Start of Supplied information

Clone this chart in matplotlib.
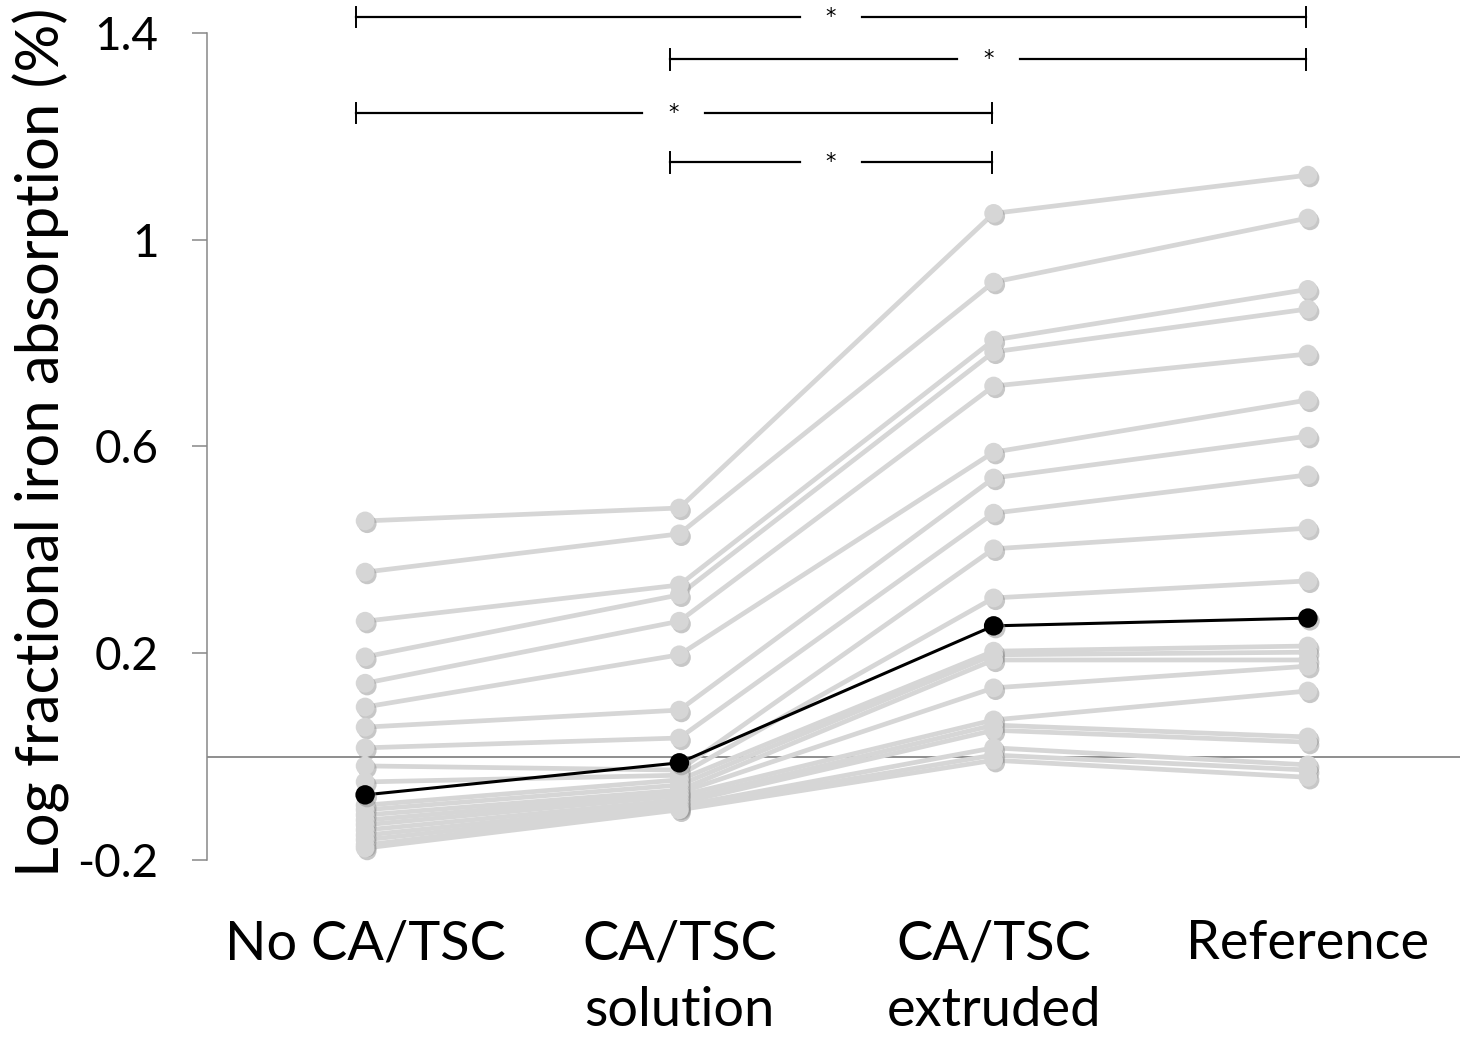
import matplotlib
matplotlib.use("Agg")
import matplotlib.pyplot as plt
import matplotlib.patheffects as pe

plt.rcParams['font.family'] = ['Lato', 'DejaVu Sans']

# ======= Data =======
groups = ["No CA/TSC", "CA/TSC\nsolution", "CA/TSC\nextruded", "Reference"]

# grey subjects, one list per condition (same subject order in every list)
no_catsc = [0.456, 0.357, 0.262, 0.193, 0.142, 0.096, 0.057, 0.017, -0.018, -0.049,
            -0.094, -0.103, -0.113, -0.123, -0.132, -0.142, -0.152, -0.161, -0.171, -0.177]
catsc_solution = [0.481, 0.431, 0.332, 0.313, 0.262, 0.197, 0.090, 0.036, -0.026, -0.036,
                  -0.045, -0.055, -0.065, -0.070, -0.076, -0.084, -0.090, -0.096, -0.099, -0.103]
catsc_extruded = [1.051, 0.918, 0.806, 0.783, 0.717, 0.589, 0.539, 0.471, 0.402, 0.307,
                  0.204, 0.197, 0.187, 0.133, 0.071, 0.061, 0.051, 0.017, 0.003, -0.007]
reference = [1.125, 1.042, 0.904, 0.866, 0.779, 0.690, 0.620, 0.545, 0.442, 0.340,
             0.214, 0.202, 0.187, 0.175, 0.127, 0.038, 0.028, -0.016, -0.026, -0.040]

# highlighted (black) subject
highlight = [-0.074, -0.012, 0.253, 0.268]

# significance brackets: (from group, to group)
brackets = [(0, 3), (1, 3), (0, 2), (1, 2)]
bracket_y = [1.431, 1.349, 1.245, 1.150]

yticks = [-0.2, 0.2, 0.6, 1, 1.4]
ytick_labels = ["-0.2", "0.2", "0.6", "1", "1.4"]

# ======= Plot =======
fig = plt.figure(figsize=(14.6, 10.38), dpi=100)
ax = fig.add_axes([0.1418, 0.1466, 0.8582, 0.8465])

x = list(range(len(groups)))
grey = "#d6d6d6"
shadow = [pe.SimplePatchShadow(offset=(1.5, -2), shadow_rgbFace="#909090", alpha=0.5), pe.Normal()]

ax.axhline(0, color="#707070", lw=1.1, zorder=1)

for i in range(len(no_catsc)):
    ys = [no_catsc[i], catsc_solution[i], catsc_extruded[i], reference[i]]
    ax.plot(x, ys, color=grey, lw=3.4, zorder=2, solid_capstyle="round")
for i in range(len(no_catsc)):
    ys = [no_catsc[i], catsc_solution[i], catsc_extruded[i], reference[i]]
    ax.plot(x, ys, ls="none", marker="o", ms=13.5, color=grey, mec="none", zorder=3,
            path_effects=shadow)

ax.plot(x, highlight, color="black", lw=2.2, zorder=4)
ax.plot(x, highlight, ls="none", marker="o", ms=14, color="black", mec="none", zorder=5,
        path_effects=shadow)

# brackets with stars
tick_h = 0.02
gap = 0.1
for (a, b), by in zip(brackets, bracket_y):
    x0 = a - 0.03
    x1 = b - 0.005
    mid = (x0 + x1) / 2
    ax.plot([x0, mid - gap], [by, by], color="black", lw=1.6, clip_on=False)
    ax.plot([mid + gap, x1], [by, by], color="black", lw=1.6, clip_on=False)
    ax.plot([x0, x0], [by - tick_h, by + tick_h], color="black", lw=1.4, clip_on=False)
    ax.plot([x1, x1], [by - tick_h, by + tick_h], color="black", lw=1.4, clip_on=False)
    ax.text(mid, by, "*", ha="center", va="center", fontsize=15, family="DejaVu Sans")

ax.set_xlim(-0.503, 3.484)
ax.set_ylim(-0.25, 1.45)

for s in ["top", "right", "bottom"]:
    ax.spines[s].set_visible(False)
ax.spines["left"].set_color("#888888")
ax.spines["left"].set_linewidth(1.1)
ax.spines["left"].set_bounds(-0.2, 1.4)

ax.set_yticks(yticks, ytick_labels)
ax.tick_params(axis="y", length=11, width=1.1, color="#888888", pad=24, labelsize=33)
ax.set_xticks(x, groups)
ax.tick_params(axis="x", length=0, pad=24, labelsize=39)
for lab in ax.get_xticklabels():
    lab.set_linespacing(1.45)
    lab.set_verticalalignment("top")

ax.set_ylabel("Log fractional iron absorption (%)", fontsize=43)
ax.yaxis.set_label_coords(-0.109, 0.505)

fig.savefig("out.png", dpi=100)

End of Supplied information

■ **Your goal**
Restate only the lines running from the start of the material above through the line containing "highlight = [-0.074, -0.012, 0.253, 0.268]", ends included. No pictures.

■ **Answer to the exercise**
Clone this chart in matplotlib.
import matplotlib
matplotlib.use("Agg")
import matplotlib.pyplot as plt
import matplotlib.patheffects as pe

plt.rcParams['font.family'] = ['Lato', 'DejaVu Sans']

# ======= Data =======
groups = ["No CA/TSC", "CA/TSC\nsolution", "CA/TSC\nextruded", "Reference"]

# grey subjects, one list per condition (same subject order in every list)
no_catsc = [0.456, 0.357, 0.262, 0.193, 0.142, 0.096, 0.057, 0.017, -0.018, -0.049,
            -0.094, -0.103, -0.113, -0.123, -0.132, -0.142, -0.152, -0.161, -0.171, -0.177]
catsc_solution = [0.481, 0.431, 0.332, 0.313, 0.262, 0.197, 0.090, 0.036, -0.026, -0.036,
                  -0.045, -0.055, -0.065, -0.070, -0.076, -0.084, -0.090, -0.096, -0.099, -0.103]
catsc_extruded = [1.051, 0.918, 0.806, 0.783, 0.717, 0.589, 0.539, 0.471, 0.402, 0.307,
                  0.204, 0.197, 0.187, 0.133, 0.071, 0.061, 0.051, 0.017, 0.003, -0.007]
reference = [1.125, 1.042, 0.904, 0.866, 0.779, 0.690, 0.620, 0.545, 0.442, 0.340,
             0.214, 0.202, 0.187, 0.175, 0.127, 0.038, 0.028, -0.016, -0.026, -0.040]

# highlighted (black) subject
highlight = [-0.074, -0.012, 0.253, 0.268]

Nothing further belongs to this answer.